--- STATED TASK ---
Copy the material that follows word for word and omit its pictures.

--- COLLECTED MATERIAL ---
=======

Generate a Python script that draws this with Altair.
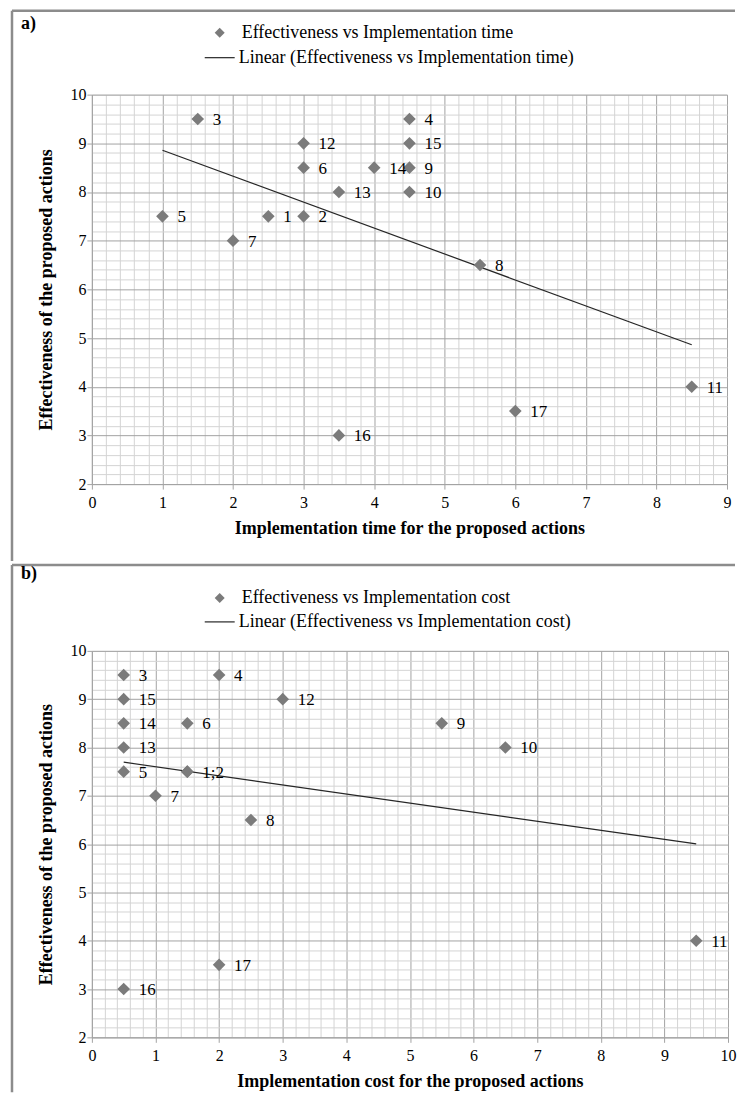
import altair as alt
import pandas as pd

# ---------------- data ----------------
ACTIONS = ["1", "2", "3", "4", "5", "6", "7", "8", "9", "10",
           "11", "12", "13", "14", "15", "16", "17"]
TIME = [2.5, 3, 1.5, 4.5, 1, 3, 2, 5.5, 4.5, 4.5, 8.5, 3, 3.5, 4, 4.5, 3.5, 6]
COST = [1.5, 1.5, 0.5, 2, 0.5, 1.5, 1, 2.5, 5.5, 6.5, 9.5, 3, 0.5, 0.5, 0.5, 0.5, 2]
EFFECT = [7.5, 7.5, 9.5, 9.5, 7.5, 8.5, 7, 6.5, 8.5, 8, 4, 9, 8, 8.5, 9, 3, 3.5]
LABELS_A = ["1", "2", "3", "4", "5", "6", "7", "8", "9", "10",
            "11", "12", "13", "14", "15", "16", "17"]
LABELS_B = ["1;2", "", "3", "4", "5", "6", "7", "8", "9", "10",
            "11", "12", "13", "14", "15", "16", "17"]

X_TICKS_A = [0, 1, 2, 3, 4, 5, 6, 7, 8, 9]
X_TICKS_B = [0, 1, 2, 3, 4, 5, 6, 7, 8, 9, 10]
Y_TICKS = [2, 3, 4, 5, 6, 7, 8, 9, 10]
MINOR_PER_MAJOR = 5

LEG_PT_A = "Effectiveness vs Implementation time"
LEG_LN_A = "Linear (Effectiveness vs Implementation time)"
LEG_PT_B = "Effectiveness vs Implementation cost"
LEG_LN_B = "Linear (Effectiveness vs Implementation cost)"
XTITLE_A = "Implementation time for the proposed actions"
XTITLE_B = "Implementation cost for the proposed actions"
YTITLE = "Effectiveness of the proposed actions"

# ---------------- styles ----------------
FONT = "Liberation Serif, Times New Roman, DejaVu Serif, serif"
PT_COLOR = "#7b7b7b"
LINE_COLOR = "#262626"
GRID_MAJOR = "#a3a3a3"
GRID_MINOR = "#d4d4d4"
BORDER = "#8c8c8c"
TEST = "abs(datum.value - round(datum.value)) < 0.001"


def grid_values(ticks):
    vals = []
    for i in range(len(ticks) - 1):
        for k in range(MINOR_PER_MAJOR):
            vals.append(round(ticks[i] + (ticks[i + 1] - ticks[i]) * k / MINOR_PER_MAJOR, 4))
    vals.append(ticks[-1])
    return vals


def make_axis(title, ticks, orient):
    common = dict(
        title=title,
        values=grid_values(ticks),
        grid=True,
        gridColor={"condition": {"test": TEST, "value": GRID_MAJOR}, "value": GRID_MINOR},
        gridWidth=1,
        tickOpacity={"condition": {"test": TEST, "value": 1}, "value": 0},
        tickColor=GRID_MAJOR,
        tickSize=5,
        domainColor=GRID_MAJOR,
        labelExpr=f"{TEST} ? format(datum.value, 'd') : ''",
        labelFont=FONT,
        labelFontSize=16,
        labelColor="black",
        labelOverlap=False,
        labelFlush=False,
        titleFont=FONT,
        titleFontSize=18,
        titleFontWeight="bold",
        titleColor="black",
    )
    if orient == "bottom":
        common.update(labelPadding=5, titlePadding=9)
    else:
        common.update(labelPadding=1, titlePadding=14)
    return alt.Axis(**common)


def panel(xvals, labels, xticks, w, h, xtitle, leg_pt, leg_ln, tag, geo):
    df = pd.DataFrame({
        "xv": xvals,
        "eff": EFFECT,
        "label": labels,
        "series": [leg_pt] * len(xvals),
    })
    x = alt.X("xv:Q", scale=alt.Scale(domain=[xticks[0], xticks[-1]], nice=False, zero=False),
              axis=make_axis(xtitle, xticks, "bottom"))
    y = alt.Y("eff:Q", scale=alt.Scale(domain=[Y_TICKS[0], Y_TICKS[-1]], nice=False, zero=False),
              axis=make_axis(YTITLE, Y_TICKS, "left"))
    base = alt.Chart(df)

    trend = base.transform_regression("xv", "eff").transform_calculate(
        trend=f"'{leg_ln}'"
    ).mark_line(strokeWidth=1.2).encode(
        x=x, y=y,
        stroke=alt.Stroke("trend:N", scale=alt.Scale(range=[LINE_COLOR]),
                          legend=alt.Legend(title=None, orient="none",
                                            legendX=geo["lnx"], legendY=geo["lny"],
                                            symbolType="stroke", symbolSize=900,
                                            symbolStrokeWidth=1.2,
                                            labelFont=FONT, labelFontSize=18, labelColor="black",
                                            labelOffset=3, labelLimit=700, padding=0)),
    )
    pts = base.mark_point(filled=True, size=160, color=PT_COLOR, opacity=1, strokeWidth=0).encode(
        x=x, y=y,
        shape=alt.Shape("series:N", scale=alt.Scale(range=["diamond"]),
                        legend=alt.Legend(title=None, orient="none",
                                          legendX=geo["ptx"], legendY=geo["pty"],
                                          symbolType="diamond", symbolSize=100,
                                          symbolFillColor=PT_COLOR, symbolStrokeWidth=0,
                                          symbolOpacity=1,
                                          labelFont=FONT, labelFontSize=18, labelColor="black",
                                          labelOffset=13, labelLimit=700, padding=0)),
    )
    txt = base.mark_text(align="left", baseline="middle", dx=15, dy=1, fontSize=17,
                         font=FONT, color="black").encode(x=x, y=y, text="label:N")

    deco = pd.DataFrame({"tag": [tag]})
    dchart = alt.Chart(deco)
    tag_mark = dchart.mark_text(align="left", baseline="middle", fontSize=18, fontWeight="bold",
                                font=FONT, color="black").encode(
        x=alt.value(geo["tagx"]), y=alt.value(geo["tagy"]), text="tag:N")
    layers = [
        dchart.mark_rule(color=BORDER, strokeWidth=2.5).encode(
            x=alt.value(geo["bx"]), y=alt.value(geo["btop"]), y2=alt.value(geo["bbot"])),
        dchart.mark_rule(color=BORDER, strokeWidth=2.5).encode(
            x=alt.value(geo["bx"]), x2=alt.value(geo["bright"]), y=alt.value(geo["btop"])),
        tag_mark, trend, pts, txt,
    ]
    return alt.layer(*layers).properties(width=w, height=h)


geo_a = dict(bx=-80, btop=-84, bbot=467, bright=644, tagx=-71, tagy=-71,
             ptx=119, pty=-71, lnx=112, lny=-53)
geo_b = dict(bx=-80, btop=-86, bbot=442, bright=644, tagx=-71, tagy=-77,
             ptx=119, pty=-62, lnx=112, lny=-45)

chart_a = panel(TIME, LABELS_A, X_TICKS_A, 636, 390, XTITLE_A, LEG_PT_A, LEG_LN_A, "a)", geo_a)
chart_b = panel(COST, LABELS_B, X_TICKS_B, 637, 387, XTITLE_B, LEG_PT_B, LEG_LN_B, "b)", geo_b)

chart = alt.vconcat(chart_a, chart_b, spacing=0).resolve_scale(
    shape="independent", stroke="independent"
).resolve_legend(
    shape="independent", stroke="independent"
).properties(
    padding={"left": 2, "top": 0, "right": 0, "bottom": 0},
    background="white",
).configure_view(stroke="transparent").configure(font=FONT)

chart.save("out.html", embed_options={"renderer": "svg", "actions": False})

=======

--- RESPONSE FOR THIS EXERCISE ---
Generate a Python script that draws this with Altair.
import altair as alt
import pandas as pd

# ---------------- data ----------------
ACTIONS = ["1", "2", "3", "4", "5", "6", "7", "8", "9", "10",
           "11", "12", "13", "14", "15", "16", "17"]
TIME = [2.5, 3, 1.5, 4.5, 1, 3, 2, 5.5, 4.5, 4.5, 8.5, 3, 3.5, 4, 4.5, 3.5, 6]
COST = [1.5, 1.5, 0.5, 2, 0.5, 1.5, 1, 2.5, 5.5, 6.5, 9.5, 3, 0.5, 0.5, 0.5, 0.5, 2]
EFFECT = [7.5, 7.5, 9.5, 9.5, 7.5, 8.5, 7, 6.5, 8.5, 8, 4, 9, 8, 8.5, 9, 3, 3.5]
LABELS_A = ["1", "2", "3", "4", "5", "6", "7", "8", "9", "10",
            "11", "12", "13", "14", "15", "16", "17"]
LABELS_B = ["1;2", "", "3", "4", "5", "6", "7", "8", "9", "10",
            "11", "12", "13", "14", "15", "16", "17"]

X_TICKS_A = [0, 1, 2, 3, 4, 5, 6, 7, 8, 9]
X_TICKS_B = [0, 1, 2, 3, 4, 5, 6, 7, 8, 9, 10]
Y_TICKS = [2, 3, 4, 5, 6, 7, 8, 9, 10]
MINOR_PER_MAJOR = 5

LEG_PT_A = "Effectiveness vs Implementation time"
LEG_LN_A = "Linear (Effectiveness vs Implementation time)"
LEG_PT_B = "Effectiveness vs Implementation cost"
LEG_LN_B = "Linear (Effectiveness vs Implementation cost)"
XTITLE_A = "Implementation time for the proposed actions"
XTITLE_B = "Implementation cost for the proposed actions"
YTITLE = "Effectiveness of the proposed actions"

# ---------------- styles ----------------
FONT = "Liberation Serif, Times New Roman, DejaVu Serif, serif"
PT_COLOR = "#7b7b7b"
LINE_COLOR = "#262626"
GRID_MAJOR = "#a3a3a3"
GRID_MINOR = "#d4d4d4"
BORDER = "#8c8c8c"
TEST = "abs(datum.value - round(datum.value)) < 0.001"


def grid_values(ticks):
    vals = []
    for i in range(len(ticks) - 1):
        for k in range(MINOR_PER_MAJOR):
            vals.append(round(ticks[i] + (ticks[i + 1] - ticks[i]) * k / MINOR_PER_MAJOR, 4))
    vals.append(ticks[-1])
    return vals


def make_axis(title, ticks, orient):
    common = dict(
        title=title,
        values=grid_values(ticks),
        grid=True,
        gridColor={"condition": {"test": TEST, "value": GRID_MAJOR}, "value": GRID_MINOR},
        gridWidth=1,
        tickOpacity={"condition": {"test": TEST, "value": 1}, "value": 0},
        tickColor=GRID_MAJOR,
        tickSize=5,
        domainColor=GRID_MAJOR,
        labelExpr=f"{TEST} ? format(datum.value, 'd') : ''",
        labelFont=FONT,
        labelFontSize=16,
        labelColor="black",
        labelOverlap=False,
        labelFlush=False,
        titleFont=FONT,
        titleFontSize=18,
        titleFontWeight="bold",
        titleColor="black",
    )
    if orient == "bottom":
        common.update(labelPadding=5, titlePadding=9)
    else:
        common.update(labelPadding=1, titlePadding=14)
    return alt.Axis(**common)


def panel(xvals, labels, xticks, w, h, xtitle, leg_pt, leg_ln, tag, geo):
    df = pd.DataFrame({
        "xv": xvals,
        "eff": EFFECT,
        "label": labels,
        "series": [leg_pt] * len(xvals),
    })
    x = alt.X("xv:Q", scale=alt.Scale(domain=[xticks[0], xticks[-1]], nice=False, zero=False),
              axis=make_axis(xtitle, xticks, "bottom"))
    y = alt.Y("eff:Q", scale=alt.Scale(domain=[Y_TICKS[0], Y_TICKS[-1]], nice=False, zero=False),
              axis=make_axis(YTITLE, Y_TICKS, "left"))
    base = alt.Chart(df)

    trend = base.transform_regression("xv", "eff").transform_calculate(
        trend=f"'{leg_ln}'"
    ).mark_line(strokeWidth=1.2).encode(
        x=x, y=y,
        stroke=alt.Stroke("trend:N", scale=alt.Scale(range=[LINE_COLOR]),
                          legend=alt.Legend(title=None, orient="none",
                                            legendX=geo["lnx"], legendY=geo["lny"],
                                            symbolType="stroke", symbolSize=900,
                                            symbolStrokeWidth=1.2,
                                            labelFont=FONT, labelFontSize=18, labelColor="black",
                                            labelOffset=3, labelLimit=700, padding=0)),
    )
    pts = base.mark_point(filled=True, size=160, color=PT_COLOR, opacity=1, strokeWidth=0).encode(
        x=x, y=y,
        shape=alt.Shape("series:N", scale=alt.Scale(range=["diamond"]),
                        legend=alt.Legend(title=None, orient="none",
                                          legendX=geo["ptx"], legendY=geo["pty"],
                                          symbolType="diamond", symbolSize=100,
                                          symbolFillColor=PT_COLOR, symbolStrokeWidth=0,
                                          symbolOpacity=1,
                                          labelFont=FONT, labelFontSize=18, labelColor="black",
                                          labelOffset=13, labelLimit=700, padding=0)),
    )
    txt = base.mark_text(align="left", baseline="middle", dx=15, dy=1, fontSize=17,
                         font=FONT, color="black").encode(x=x, y=y, text="label:N")

    deco = pd.DataFrame({"tag": [tag]})
    dchart = alt.Chart(deco)
    tag_mark = dchart.mark_text(align="left", baseline="middle", fontSize=18, fontWeight="bold",
                                font=FONT, color="black").encode(
        x=alt.value(geo["tagx"]), y=alt.value(geo["tagy"]), text="tag:N")
    layers = [
        dchart.mark_rule(color=BORDER, strokeWidth=2.5).encode(
            x=alt.value(geo["bx"]), y=alt.value(geo["btop"]), y2=alt.value(geo["bbot"])),
        dchart.mark_rule(color=BORDER, strokeWidth=2.5).encode(
            x=alt.value(geo["bx"]), x2=alt.value(geo["bright"]), y=alt.value(geo["btop"])),
        tag_mark, trend, pts, txt,
    ]
    return alt.layer(*layers).properties(width=w, height=h)


geo_a = dict(bx=-80, btop=-84, bbot=467, bright=644, tagx=-71, tagy=-71,
             ptx=119, pty=-71, lnx=112, lny=-53)
geo_b = dict(bx=-80, btop=-86, bbot=442, bright=644, tagx=-71, tagy=-77,
             ptx=119, pty=-62, lnx=112, lny=-45)

chart_a = panel(TIME, LABELS_A, X_TICKS_A, 636, 390, XTITLE_A, LEG_PT_A, LEG_LN_A, "a)", geo_a)
chart_b = panel(COST, LABELS_B, X_TICKS_B, 637, 387, XTITLE_B, LEG_PT_B, LEG_LN_B, "b)", geo_b)

chart = alt.vconcat(chart_a, chart_b, spacing=0).resolve_scale(
    shape="independent", stroke="independent"
).resolve_legend(
    shape="independent", stroke="independent"
).properties(
    padding={"left": 2, "top": 0, "right": 0, "bottom": 0},
    background="white",
).configure_view(stroke="transparent").configure(font=FONT)

chart.save("out.html", embed_options={"renderer": "svg", "actions": False})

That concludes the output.